INFORMATION SHOWN start

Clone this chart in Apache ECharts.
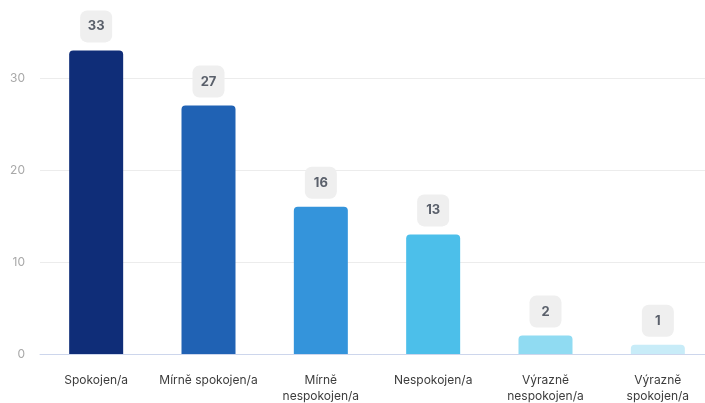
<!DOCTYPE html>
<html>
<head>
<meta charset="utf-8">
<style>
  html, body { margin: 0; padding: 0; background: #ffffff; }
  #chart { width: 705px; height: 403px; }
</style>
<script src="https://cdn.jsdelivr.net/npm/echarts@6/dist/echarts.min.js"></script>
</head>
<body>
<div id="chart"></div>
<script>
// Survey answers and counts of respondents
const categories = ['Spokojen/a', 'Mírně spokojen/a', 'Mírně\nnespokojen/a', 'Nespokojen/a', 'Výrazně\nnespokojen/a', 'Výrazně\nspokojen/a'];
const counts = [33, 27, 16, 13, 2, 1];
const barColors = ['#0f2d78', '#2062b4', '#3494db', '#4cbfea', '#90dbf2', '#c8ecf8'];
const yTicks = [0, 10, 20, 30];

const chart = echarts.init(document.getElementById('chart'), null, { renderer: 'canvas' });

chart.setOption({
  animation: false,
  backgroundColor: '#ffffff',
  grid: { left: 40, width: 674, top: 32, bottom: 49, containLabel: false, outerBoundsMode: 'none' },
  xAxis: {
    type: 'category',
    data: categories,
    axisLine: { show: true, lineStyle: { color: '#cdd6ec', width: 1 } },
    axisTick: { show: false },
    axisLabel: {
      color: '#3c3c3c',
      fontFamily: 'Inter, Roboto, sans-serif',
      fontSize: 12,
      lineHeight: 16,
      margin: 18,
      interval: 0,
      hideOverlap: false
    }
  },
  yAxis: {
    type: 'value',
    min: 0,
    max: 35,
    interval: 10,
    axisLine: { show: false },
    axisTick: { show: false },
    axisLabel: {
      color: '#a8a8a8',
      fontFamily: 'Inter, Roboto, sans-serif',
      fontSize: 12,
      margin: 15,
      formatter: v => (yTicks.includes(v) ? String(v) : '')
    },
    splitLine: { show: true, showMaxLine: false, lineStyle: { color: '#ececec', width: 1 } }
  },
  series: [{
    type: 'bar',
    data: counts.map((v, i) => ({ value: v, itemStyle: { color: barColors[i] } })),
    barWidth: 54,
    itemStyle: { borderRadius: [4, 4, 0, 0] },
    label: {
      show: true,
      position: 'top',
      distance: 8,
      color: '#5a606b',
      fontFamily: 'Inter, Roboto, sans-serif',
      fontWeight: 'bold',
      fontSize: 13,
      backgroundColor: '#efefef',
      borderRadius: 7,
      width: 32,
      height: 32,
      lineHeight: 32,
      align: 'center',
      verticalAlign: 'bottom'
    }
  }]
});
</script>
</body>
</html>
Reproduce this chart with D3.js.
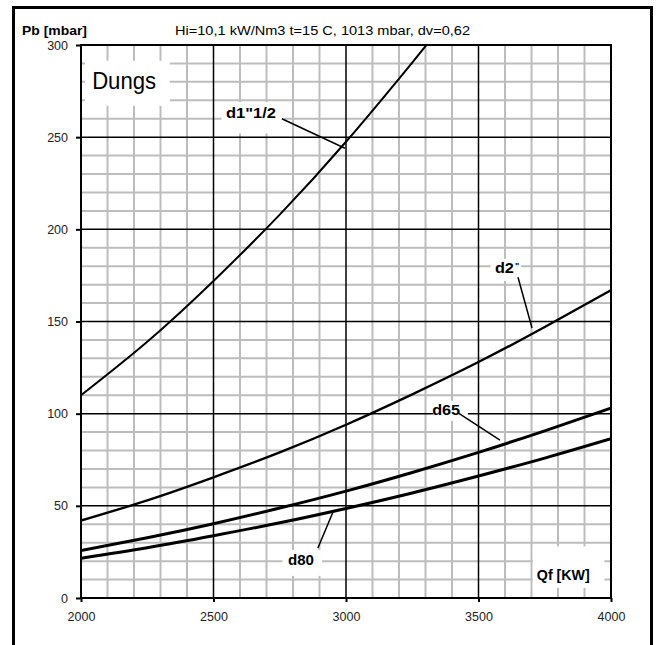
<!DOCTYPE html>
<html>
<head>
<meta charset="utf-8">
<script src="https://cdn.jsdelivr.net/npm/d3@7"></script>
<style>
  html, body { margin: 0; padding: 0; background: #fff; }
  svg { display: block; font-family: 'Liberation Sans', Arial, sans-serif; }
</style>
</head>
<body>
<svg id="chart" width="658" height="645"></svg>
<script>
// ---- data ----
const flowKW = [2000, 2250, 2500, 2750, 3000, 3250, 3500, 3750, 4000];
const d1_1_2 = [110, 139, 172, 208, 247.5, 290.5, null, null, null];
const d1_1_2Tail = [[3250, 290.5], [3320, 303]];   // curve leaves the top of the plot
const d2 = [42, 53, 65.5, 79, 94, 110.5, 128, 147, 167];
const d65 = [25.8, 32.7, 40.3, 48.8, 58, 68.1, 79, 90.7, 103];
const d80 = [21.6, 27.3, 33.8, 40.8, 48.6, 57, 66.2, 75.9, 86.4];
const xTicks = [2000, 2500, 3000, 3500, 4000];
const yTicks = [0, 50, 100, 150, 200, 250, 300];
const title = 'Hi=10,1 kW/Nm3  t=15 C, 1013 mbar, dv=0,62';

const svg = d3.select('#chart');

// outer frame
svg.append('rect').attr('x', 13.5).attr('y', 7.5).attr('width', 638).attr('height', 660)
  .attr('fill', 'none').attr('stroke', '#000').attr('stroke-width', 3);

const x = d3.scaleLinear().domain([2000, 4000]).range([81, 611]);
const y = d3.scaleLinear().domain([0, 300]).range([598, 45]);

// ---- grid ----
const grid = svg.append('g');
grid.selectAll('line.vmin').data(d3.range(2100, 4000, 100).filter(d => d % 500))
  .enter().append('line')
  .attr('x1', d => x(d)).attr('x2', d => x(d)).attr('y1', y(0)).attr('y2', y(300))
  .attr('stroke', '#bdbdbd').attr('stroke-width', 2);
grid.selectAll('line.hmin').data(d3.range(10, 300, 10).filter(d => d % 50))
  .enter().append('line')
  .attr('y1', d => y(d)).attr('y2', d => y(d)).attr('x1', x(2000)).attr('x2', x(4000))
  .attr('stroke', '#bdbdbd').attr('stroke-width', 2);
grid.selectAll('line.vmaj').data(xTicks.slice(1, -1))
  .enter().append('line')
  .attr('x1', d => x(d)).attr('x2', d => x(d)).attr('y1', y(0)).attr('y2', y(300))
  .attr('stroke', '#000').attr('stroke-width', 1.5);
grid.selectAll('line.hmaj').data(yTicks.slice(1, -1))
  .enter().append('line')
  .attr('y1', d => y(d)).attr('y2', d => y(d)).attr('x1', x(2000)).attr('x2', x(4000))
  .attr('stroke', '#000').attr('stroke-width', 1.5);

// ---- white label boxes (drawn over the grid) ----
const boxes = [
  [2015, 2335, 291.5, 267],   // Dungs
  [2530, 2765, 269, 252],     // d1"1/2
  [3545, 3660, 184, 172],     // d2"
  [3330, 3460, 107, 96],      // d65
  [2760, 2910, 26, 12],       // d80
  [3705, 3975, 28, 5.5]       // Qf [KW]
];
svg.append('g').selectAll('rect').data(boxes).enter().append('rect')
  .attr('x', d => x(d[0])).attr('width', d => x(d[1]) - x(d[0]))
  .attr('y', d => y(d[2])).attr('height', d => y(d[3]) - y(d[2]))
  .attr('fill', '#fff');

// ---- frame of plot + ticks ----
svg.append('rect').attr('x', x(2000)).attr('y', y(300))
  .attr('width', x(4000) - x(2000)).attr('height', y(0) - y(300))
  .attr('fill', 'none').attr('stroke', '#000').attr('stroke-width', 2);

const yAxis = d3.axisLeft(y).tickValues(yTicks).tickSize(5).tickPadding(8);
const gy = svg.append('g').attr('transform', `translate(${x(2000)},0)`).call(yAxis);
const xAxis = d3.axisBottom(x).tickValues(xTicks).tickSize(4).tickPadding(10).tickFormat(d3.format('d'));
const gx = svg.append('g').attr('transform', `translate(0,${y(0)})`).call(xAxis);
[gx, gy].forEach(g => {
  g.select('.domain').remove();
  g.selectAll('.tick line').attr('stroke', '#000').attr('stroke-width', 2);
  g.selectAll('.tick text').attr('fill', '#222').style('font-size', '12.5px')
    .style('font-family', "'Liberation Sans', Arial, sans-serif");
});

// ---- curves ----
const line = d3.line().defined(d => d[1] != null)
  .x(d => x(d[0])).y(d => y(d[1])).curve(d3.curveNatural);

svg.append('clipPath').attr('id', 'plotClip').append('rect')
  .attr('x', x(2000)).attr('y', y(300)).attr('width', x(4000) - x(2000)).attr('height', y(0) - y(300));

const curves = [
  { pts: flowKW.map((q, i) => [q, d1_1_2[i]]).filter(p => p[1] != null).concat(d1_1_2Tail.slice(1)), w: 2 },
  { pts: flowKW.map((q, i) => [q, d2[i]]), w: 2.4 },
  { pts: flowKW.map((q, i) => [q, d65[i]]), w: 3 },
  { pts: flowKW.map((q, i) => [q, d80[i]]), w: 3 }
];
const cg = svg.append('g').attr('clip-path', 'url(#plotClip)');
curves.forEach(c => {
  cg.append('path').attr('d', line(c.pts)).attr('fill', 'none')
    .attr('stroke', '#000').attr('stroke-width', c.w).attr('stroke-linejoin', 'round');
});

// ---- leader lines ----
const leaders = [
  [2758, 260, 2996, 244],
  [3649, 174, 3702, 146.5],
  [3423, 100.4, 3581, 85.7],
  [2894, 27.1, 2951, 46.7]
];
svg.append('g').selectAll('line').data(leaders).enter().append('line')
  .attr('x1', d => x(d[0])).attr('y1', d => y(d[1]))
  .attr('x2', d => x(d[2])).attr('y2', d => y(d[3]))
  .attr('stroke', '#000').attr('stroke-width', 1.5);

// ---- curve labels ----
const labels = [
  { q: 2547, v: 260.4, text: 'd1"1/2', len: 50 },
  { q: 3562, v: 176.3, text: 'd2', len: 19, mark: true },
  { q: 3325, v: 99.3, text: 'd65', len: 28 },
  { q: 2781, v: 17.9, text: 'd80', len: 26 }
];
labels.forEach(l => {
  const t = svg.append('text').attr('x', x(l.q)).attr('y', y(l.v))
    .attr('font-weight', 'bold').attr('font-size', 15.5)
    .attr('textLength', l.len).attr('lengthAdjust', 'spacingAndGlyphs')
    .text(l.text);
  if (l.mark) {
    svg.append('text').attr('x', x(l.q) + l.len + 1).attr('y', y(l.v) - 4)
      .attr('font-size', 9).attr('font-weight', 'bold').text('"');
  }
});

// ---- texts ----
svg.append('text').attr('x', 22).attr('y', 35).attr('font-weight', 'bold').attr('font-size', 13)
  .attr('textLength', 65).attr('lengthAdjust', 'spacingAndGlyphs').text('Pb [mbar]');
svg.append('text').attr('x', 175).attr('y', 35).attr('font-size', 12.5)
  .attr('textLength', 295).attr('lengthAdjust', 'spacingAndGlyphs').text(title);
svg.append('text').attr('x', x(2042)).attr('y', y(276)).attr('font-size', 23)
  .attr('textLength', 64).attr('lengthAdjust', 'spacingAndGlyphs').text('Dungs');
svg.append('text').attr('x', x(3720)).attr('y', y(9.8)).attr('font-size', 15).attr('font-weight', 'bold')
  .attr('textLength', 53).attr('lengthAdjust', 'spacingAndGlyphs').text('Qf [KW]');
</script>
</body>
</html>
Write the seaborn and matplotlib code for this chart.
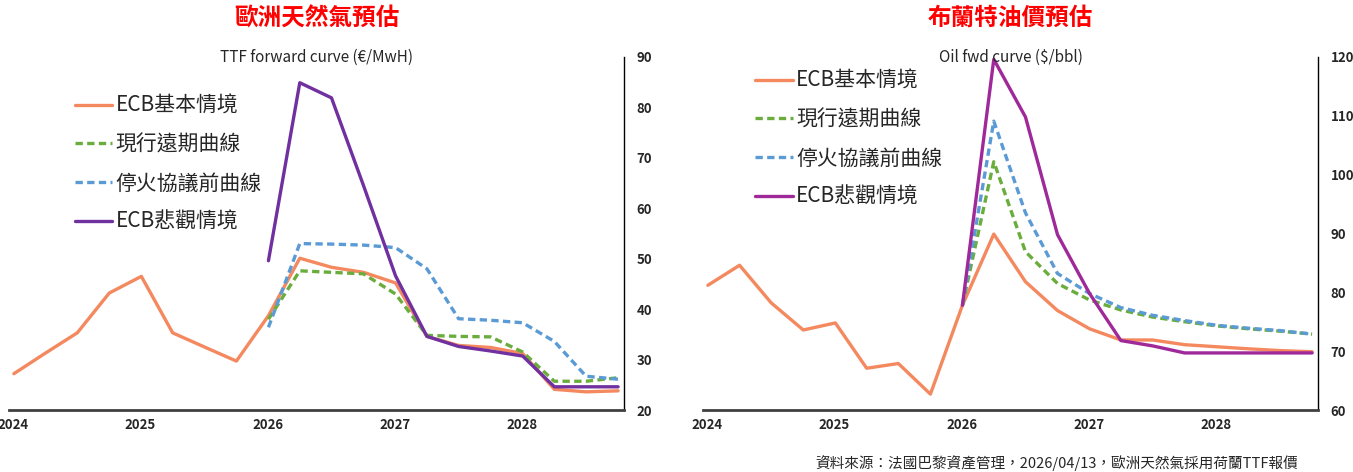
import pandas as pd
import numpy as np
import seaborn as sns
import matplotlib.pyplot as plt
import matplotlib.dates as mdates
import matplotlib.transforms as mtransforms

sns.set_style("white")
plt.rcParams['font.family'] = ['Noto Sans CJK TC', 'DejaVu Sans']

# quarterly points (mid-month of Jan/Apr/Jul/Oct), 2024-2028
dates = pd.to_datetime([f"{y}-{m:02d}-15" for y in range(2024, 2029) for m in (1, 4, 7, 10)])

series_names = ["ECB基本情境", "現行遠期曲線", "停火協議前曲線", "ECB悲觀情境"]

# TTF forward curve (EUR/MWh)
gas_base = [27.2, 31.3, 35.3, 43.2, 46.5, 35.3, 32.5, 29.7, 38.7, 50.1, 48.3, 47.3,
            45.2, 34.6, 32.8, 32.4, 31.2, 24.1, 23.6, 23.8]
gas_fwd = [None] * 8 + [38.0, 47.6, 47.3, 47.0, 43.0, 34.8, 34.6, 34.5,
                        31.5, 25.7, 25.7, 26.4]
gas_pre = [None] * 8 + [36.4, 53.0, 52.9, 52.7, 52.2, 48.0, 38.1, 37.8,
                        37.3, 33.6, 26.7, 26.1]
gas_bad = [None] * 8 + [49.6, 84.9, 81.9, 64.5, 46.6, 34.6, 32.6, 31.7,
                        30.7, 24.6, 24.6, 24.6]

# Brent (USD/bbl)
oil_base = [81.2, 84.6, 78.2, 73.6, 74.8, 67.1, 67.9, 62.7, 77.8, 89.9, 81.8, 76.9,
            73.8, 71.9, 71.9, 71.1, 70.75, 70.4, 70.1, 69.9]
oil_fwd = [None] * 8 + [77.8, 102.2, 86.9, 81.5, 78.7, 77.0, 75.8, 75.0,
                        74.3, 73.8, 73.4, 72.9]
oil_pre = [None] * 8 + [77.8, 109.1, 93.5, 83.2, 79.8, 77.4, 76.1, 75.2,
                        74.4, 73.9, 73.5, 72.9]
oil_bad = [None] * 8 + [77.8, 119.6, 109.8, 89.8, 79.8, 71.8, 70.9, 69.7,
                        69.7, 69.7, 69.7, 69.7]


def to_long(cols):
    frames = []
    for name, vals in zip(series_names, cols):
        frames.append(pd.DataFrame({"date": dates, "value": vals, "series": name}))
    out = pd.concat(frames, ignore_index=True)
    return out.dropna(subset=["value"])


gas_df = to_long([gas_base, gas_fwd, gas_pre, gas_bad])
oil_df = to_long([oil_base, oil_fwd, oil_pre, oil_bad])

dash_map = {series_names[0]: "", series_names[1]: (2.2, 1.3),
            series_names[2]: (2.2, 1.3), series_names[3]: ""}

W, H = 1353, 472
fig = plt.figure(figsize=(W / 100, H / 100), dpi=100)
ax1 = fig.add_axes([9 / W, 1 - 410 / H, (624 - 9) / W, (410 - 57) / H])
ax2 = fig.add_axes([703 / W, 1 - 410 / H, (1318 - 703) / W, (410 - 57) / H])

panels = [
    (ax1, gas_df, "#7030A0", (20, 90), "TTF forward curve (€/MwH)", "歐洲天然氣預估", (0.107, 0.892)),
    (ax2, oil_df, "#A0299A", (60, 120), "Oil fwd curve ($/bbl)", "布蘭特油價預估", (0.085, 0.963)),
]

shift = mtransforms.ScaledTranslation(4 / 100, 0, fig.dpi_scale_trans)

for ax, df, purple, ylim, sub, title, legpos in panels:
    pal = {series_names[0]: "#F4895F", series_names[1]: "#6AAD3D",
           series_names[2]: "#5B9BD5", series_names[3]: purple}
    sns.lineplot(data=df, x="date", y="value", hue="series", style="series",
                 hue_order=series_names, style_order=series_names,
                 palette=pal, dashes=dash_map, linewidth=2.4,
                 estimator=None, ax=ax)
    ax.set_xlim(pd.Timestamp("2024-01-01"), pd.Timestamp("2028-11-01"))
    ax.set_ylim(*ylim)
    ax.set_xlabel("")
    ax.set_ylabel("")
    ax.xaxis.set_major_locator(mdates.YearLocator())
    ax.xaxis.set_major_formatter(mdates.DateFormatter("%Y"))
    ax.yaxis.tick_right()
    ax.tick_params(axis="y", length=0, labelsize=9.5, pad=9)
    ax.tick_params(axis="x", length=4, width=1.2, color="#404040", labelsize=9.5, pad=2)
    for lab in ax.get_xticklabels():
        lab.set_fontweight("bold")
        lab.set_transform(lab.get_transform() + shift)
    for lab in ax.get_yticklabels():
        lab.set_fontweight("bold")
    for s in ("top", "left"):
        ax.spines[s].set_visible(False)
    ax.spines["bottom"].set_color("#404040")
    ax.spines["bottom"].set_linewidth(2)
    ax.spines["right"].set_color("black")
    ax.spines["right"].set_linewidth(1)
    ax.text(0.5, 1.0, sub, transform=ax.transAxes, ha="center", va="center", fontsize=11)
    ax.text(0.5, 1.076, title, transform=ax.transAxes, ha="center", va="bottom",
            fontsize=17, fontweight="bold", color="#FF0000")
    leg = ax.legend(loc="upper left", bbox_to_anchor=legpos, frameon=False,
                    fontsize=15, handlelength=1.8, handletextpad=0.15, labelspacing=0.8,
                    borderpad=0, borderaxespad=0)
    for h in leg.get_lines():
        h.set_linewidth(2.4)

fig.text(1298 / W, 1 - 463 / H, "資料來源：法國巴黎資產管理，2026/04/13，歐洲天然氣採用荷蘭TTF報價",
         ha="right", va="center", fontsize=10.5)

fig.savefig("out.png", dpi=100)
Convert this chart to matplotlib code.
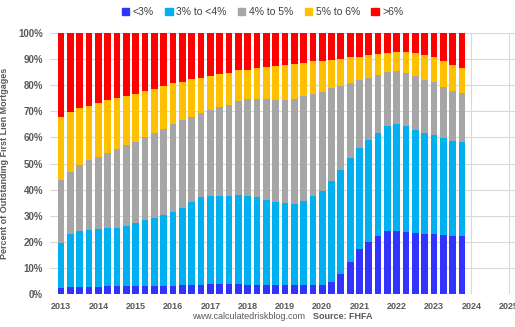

INFORMATION SHOWN end

AIM ▸
Each line in the data that holds the string "matplotlib" should be found and copied.

CORRECT ANSWER ▸
Write the seaborn and matplotlib code for this chart.
import matplotlib.pyplot as plt
import matplotlib.dates as mdates
import matplotlib.transforms as mtransforms
Convert this chart to matplotlib code.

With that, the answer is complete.